I have the following settings active in the plugin:

Minimum similarity: 0.75
Minimum title length: 32

Tiny Tiny RSS v20.12-e86b2e60d © 2005-2021 Andrew Dolgov

:~$ cat /proc/version 
Linux version 5.8.0-0.bpo.2-amd64 ([email protected]) (gcc-8 (Debian 8.3.0-6) 8.3.0, GNU ld (GNU Binutils for Debian) 2.31.1) #1 SMP Debian 5.8.10-1~bpo10+1 (2020-09-26)
:~$ php -v
PHP 7.3.19-1~deb10u1 (cli) (built: Jul  5 2020 06:46:45) ( NTS )

For testing I installed Docker and tested here current version, unfortunately the same problem.

What else can I try out?

Thanks, Ronny

How does duplicate message detection work? Is only the title, the content or both checked? Is it possible that the detection does not work for messages that have only a title and no text content?

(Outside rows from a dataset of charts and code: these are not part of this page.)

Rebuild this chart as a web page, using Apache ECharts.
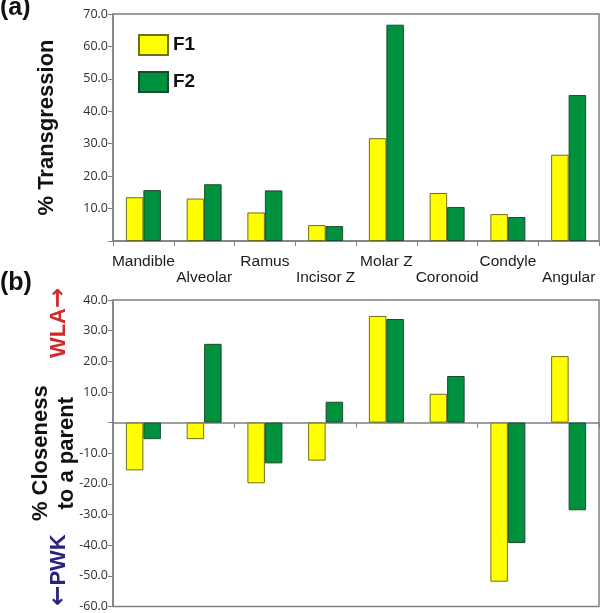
<!DOCTYPE html>
<html>
<head>
<meta charset="utf-8">
<script src="https://cdn.jsdelivr.net/npm/echarts@6/dist/echarts.min.js"></script>
<style>
html,body{margin:0;padding:0;background:#fff;}
#chart{width:600px;height:613px;}
</style>
</head>
<body>
<div id="chart"></div>
<script>
// ---- data ----
const categories = ['Mandible', 'Alveolar', 'Ramus', 'Incisor Z', 'Molar Z', 'Coronoid', 'Condyle', 'Angular'];
const seriesNames = ['F1', 'F2'];
const transF1 = [13.5, 13.1, 8.8, 4.9, 31.7, 14.8, 8.3, 26.6];
const transF2 = [15.7, 17.5, 15.6, 4.6, 66.7, 10.5, 7.4, 45.0];
const closeF1 = [-15.6, -5.4, -19.8, -12.4, 34.8, 9.4, -51.9, 21.7];
const closeF2 = [-5.4, 25.7, -13.3, 6.8, 33.8, 15.2, -39.3, -28.6];
const panelLabels = ['(a)', '(b)'];
const topAxisTitle = '% Transgression';
const bottomAxisTitle = '% Closeness\nto a parent';
const upWord = 'WLA', upArrow = '\u2192';
const downWord = 'PWK', downArrow = '\u2190';

// ---- styles ----
const AXIS = '#808080';
const F1C = '#ffff00', F1B = '#6e6e1e';
const F2C = '#00913f', F2B = '#1e4a2c';
const tickFmt = v => (v === 0 ? '' : v.toFixed(1));
const yLabel = { color: '#2e2e2e', fontFamily: 'Open Sans', fontSize: 12.5, margin: 5, formatter: tickFmt };

const chart = echarts.init(document.getElementById('chart'), null, { renderer: 'canvas' });

function bar(name, data, xi, color, border) {
  return {
    type: 'bar', name: name, data: data, xAxisIndex: xi, yAxisIndex: xi,
    barWidth: 17.5, barGap: '0%',
    itemStyle: { color: color, borderColor: border, borderWidth: 1 },
    emphasis: { disabled: true }, animation: false
  };
}

const option = {
  animation: false,
  textStyle: { fontFamily: 'Liberation Sans' },
  grid: [
    { left: 113, top: 14, width: 486, height: 227, show: true, borderColor: AXIS, borderWidth: 1.5, backgroundColor: 'transparent' },
    { left: 113, top: 300, width: 486, height: 308, show: true, borderColor: AXIS, borderWidth: 1.5, backgroundColor: 'transparent' }
  ],
  legend: {
    data: seriesNames, orient: 'vertical', left: 133, top: 29,
    itemWidth: 29, itemHeight: 20, itemGap: 15, icon: 'rect',
    textStyle: { fontSize: 19, fontWeight: 'bold', color: '#111', fontFamily: 'Liberation Sans' }
  },
  xAxis: [
    {
      type: 'category', data: categories, gridIndex: 0,
      axisLine: { lineStyle: { color: AXIS, width: 1.5 } },
      axisTick: { show: true, length: 5, lineStyle: { color: AXIS } },
      axisLabel: {
        interval: 0, margin: 13, color: '#1a1a1a', fontSize: 15.5, lineHeight: 16,
        fontFamily: 'Liberation Sans',
        formatter: (v, i) => (i % 2 ? '\n' + v : v)
      },
      splitLine: { show: false }
    },
    {
      type: 'category', data: categories, gridIndex: 1,
      axisLine: { onZero: true, lineStyle: { color: AXIS, width: 1.5 } },
      axisTick: { show: true, length: 5, lineStyle: { color: AXIS } },
      axisLabel: { show: false },
      splitLine: { show: false }
    }
  ],
  yAxis: [
    {
      type: 'value', gridIndex: 0, min: 0, max: 70, interval: 10,
      name: topAxisTitle, nameLocation: 'middle', nameRotate: 90, nameGap: 55, nameMoveOverlap: false,
      nameTextStyle: { fontSize: 22, fontWeight: 'bold', color: '#111', fontFamily: 'Liberation Sans' },
      axisLine: { show: true, lineStyle: { color: AXIS, width: 1.5 } },
      axisTick: { show: true, length: 5, lineStyle: { color: AXIS } },
      axisLabel: yLabel,
      splitLine: { show: false }
    },
    {
      type: 'value', gridIndex: 1, min: -60, max: 40, interval: 10,
      name: bottomAxisTitle, nameLocation: 'middle', nameRotate: 90, nameGap: 33, nameMoveOverlap: false,
      nameTextStyle: { fontSize: 22, fontWeight: 'bold', color: '#111', lineHeight: 26, fontFamily: 'Liberation Sans' },
      axisLine: { show: true, onZero: false, lineStyle: { color: AXIS, width: 1.5 } },
      axisTick: { show: true, length: 5, lineStyle: { color: AXIS } },
      axisLabel: yLabel,
      splitLine: { show: false }
    }
  ],
  series: [
    bar(seriesNames[0], transF1, 0, F1C, F1B),
    bar(seriesNames[1], transF2, 0, F2C, F2B),
    bar(seriesNames[0], closeF1, 1, F1C, F1B),
    bar(seriesNames[1], closeF2, 1, F2C, F2B)
  ],
  graphic: [
    { type: 'text', left: 0, top: -4, style: { text: panelLabels[0], fontSize: 25, fontWeight: 'bold', fill: '#111', fontFamily: 'Liberation Sans' } },
    { type: 'text', left: 0, top: 271, style: { text: panelLabels[1], fontSize: 25, fontWeight: 'bold', fill: '#111', fontFamily: 'Liberation Sans' } },
    { type: 'text', x: 59, y: 323, rotation: Math.PI / 2, style: {
        text: '{w|' + upWord + '}{a|' + upArrow + '}', align: 'center', verticalAlign: 'middle', fill: '#d62828',
        rich: {
          w: { fontSize: 22, fontWeight: 'bold', fill: '#d62828', fontFamily: 'Liberation Sans' },
          a: { fontSize: 24, fontWeight: 'bold', fill: '#d62828', fontFamily: 'DejaVu Sans' }
        } } },
    { type: 'text', x: 59, y: 570, rotation: Math.PI / 2, style: {
        text: '{a|' + downArrow + '}{w|' + downWord + '}', align: 'center', verticalAlign: 'middle', fill: '#28237f',
        rich: {
          w: { fontSize: 22, fontWeight: 'bold', fill: '#28237f', fontFamily: 'Liberation Sans' },
          a: { fontSize: 24, fontWeight: 'bold', fill: '#28237f', fontFamily: 'DejaVu Sans' }
        } } }
  ]
};
chart.setOption(option);
</script>
</body>
</html>
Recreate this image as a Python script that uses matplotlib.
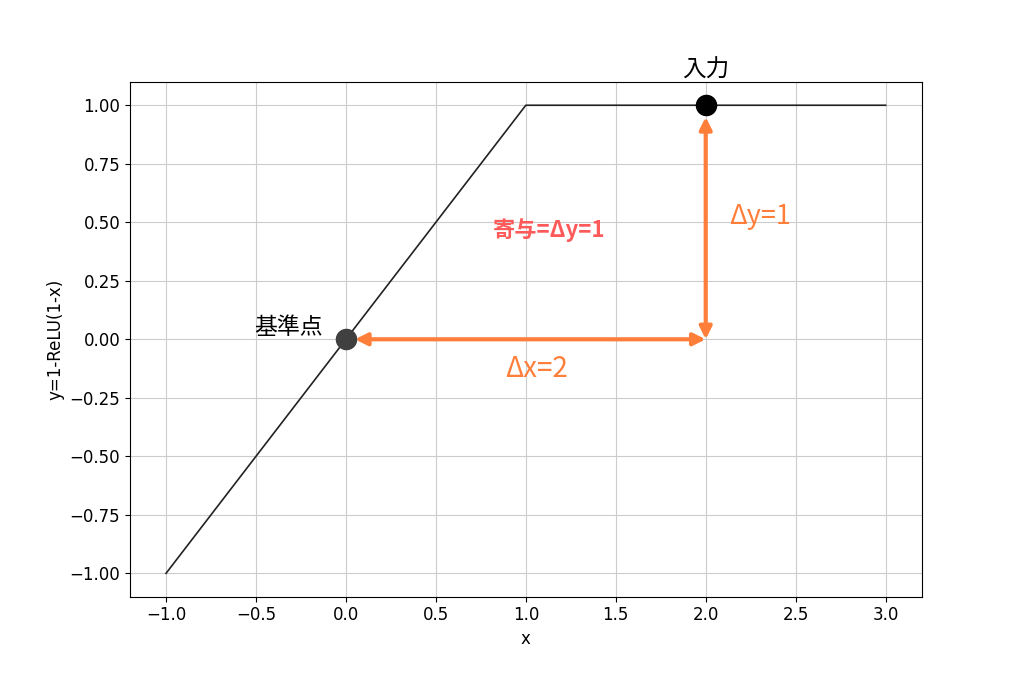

duplicates are detected by GUID, title has mostly nothing to do with it (check the forums or source code for details, i remember posting about it before).

also i vaguely remember a gotcha with this plugin and exact matches being ignored because of feeds that have tons of articles with one exact title. i don’t have the source in front of me right now though so this might be false.

But in the plugin “Af_Psql_Trgm” I can set “Minimum similarity” and “Minimum title length”. Therefore, I already thought that a text comparison is made here?

In the mentioned newsfeed (see first post) there is no “description” for many articles. In addition, many titles are repeated very often, but the GUID is always different. What does the plugin really compare, especially if there is no content other than the title?

Ronny

it compares the title, that’s it. it would be largely pointless to compare the summaries, the wording is usually different enough to make trigram comparisons useless.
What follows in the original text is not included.